Is the Greggs Rewards app worth copying for an independent bakery?
The mechanics are worth copying: category stamps, a welcome reward, and a birthday treat are all transferable. The app delivery model is not. Greggs can absorb the 30 to 40 percent of customers who drop off at the download screen. An independent with lower footfall cannot afford that loss.
What is the biggest mistake independents make when setting up a loyalty programme?
Choosing a tool that requires customers to download an app. Signup conversion drops sharply at the download step, and the customers who do not sign up are invisible to your programme from that point forward. Wallet-native loyalty removes this barrier entirely.
How does a birthday reward actually increase repeat visits?
It targets the long tail of customers who visited a few times and then stopped. A birthday treat with a defined redemption window (typically 30 days) creates a personal, time-bound reason to return that is not tied to a promotion or discount campaign. The trigger feels personal rather than transactional.

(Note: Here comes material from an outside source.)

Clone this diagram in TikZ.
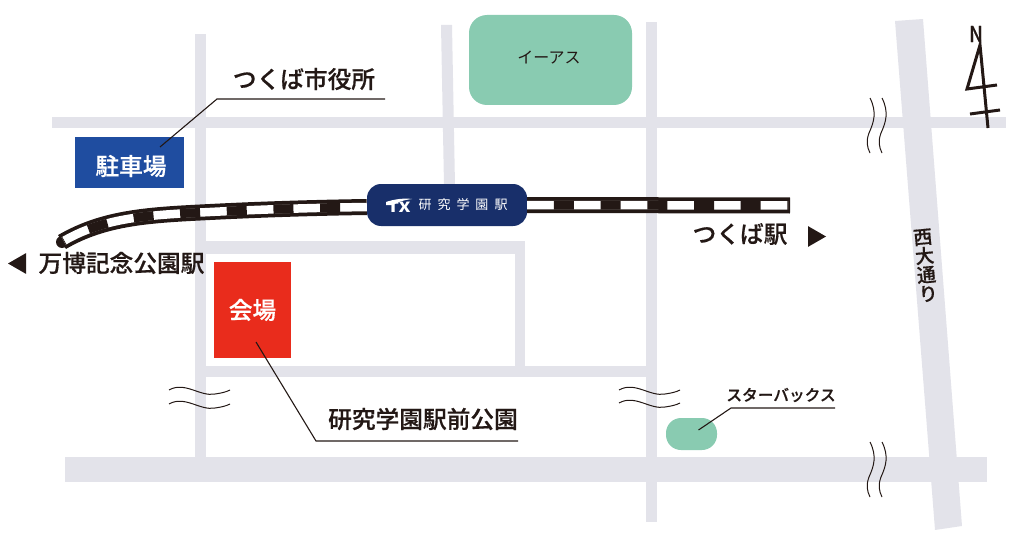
\documentclass[tikz,border=0pt]{standalone}
\usepackage{fontspec}
\setmainfont{Noto Sans CJK JP}[BoldFont=* Medium, BoldFeatures={FakeBold=0.5}]
\usetikzlibrary{shapes, arrows, positioning, calc}
\definecolor{roadgray}{HTML}{E3E3EA}
\definecolor{mintgreen}{HTML}{89CBB1}
\definecolor{parkblue}{HTML}{1F4DA0}
\definecolor{hallred}{HTML}{E92C1C}
\definecolor{txnavy}{HTML}{182F6A}
\definecolor{inkblack}{HTML}{231815}
\tikzset{
    road/.style={fill=roadgray, draw=none},
    leader/.style={draw=inkblack, line width=1.1pt},
    wavy/.style={draw=inkblack, line width=1pt},
    blocklabel/.style={font=\fontsize{23.7}{26}\bfseries, text=inkblack, inner sep=0pt},
    smalllabel/.style={font=\fontsize{15.7}{18}\bfseries, text=inkblack, inner sep=0pt},
    rail/.style={draw=inkblack, line width=16pt,
        postaction={draw=white, line width=8.5pt, shorten >=2pt},
        postaction={draw=inkblack, line width=9pt, shorten >=2pt, dash pattern=on 20pt off 26.7pt, dash phase=20pt}},
    pointer/.style={regular polygon, regular polygon sides=3, fill=inkblack, inner sep=0pt, minimum size=24pt}
}
\begin{document}
\begin{tikzpicture}[x=1pt, y=-1pt]
    \useasboundingbox (0,0) rectangle (1024,540);

    % roads
    \fill[road] (52,117) rectangle (1006,128);
    \fill[road] (65,457) rectangle (987,482);
    \fill[road] (195,34) rectangle (206,458);
    \fill[road] (441,25) -- (452,25) -- (455,186) -- (444,186) -- cycle;
    \fill[road] (646,22) rectangle (657,522);
    \fill[road] (206,241) rectangle (525,254);
    \fill[road] (515,254) rectangle (525,366);
    \fill[road] (206,366) rectangle (646,377);
    \fill[road] (895,21) -- (923,19) -- (962,526) -- (935,530) -- cycle;

    % places
    \node[fill=mintgreen, rounded corners=18pt, minimum width=163pt, minimum height=90pt] at (550.5,60) (aeon) {};
    \node[smalllabel, font=\fontsize{16}{18}\selectfont] at (549,58) (aeontext) {イーアス};
    \node[fill=mintgreen, rounded corners=15pt, minimum width=51pt, minimum height=32pt] at (691.5,434) (starbucks) {};
    \node[fill=parkblue, minimum width=109pt, minimum height=51pt] at (129.5,162.5) (parking) {};
    \node[blocklabel, text=white] at (131,166) (parkingtext) {駐車場};
    \node[fill=hallred, text=white, font=\fontsize{23.7}{26}\bfseries, minimum width=77pt, minimum height=96pt] at (252.5,310) (hall) {会場};

    % track
    \coordinate (trackw) at (62,242);
    \coordinate (trackm) at (210,212);
    \coordinate (tracke) at (790,205.5);
    \node[fill=txnavy, rounded corners=14pt, minimum width=160pt, minimum height=42pt] at (447,205) (station) {};
    \fill[inkblack] (trackw) circle (6pt);
    \draw[rail] ($(station.west)+(0,2)$) .. controls (300,208) and (250,210) .. (trackm) .. controls (150,215) and (105,217) .. (trackw);
    \draw[rail] (station.east) -- (tracke);
    \fill[white] (386,202) .. controls (395,199) and (404,198) .. (412,199) .. controls (404,200) and (397,202) .. (393,205) -- (386,205) -- cycle;
    \node[font=\fontsize{14}{17}\bfseries\itshape, text=white, inner sep=0pt, xscale=1.3] at (399,207) (txlogo) {TX};
    \node[font=\fontsize{13}{14}\selectfont, text=white, inner sep=0pt] at (463,205) (stationtext) {研\hspace{6pt}究\hspace{6pt}学\hspace{6pt}園\hspace{6pt}駅};

    % labels
    \node[blocklabel] at (304,79) (cityhall) {つくば市役所};
    \node[blocklabel] at (121.5,263) (banpaku) {万博記念公園駅};
    \node[blocklabel] at (740,234) (tsukuba) {つくば駅};
    \node[blocklabel] at (423,419) (park) {研究学園駅前公園};
    \node[smalllabel] at (781,395) (starlabel) {スターバックス};
    \node[pointer, shape border rotate=90] at (20,263.5) (pointw) {};
    \node[pointer, shape border rotate=-90] at (814,236.5) (pointe) {};
    \node[font=\fontsize{19}{19}\bfseries, text=inkblack, inner sep=0pt, align=center, rotate=5.5] at (925.5,265.5) (nishi) {西\\大\\通\\り};

    % leader lines
    \coordinate (parkingtop) at (160,147);
    \coordinate (parkingbend) at (217,99);
    \coordinate (cityend) at (385,99);
    \draw[leader] (parkingtop) -- (parkingbend) -- (cityend);
    \coordinate (hallin) at (256,342);
    \coordinate (hallbend) at (316,441);
    \coordinate (parkend) at (518,441);
    \draw[leader] (hallin) -- (hallbend) -- (parkend);
    \coordinate (starbend) at (731,408);
    \coordinate (starend) at (835,408);
    \draw[leader] (starbucks.center) ++(7,-4) -- (starbend) -- (starend);

    % breaks
    \foreach \ox/\oy in {0/0, 450/0, 0/14, 450/13}
        \draw[wavy, xshift=\ox pt, yshift=-\oy pt] (169,390) .. controls (185,381) and (200,397) .. (215,394) .. controls (222,393) and (226,392) .. (230,390);
    \foreach \ox/\oy in {0/0, 12/0, 0/344, 12/344}
        \draw[wavy, xshift=\ox pt, yshift=-\oy pt] (870,98) .. controls (877,112) and (874,122) .. (869,133) .. controls (866,141) and (867,147) .. (870,153);

    % north mark
    \node[font=\fontsize{22}{24}\bfseries, text=inkblack, inner sep=0pt, xscale=0.85] at (976,34) (north) {N};
    \coordinate (ntip) at (980,45);
    \coordinate (nfoot) at (988,128);
    \coordinate (nleft) at (967,89);
    \coordinate (nright) at (997,85);
    \draw[draw=inkblack, line width=3pt] (nfoot) -- (ntip) -- (nleft) -- (nright);
    \draw[draw=inkblack, line width=3pt] (970,114) -- (1000,110);
\end{tikzpicture}
\end{document}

Can a small cafe realistically compete with Greggs on loyalty?
On volume, no. On personalisation, yes. Greggs rewards are identical for every customer in every city. An independent can issue rewards tied to specific products, run location-specific promotions, and remember what a regular customer orders. That is a structural advantage Greggs cannot replicate at scale.
Do loyalty programmes work for specialty food and drink retailers with younger customers?
Yes, but the join mechanism matters more. Younger customers are comfortable with digital loyalty but resistant to downloading a dedicated app for a single retailer. A card that saves to Apple Wallet or Google Wallet fits the behaviour they already have, which is checking their wallet app for boarding passes, tickets, and payment cards.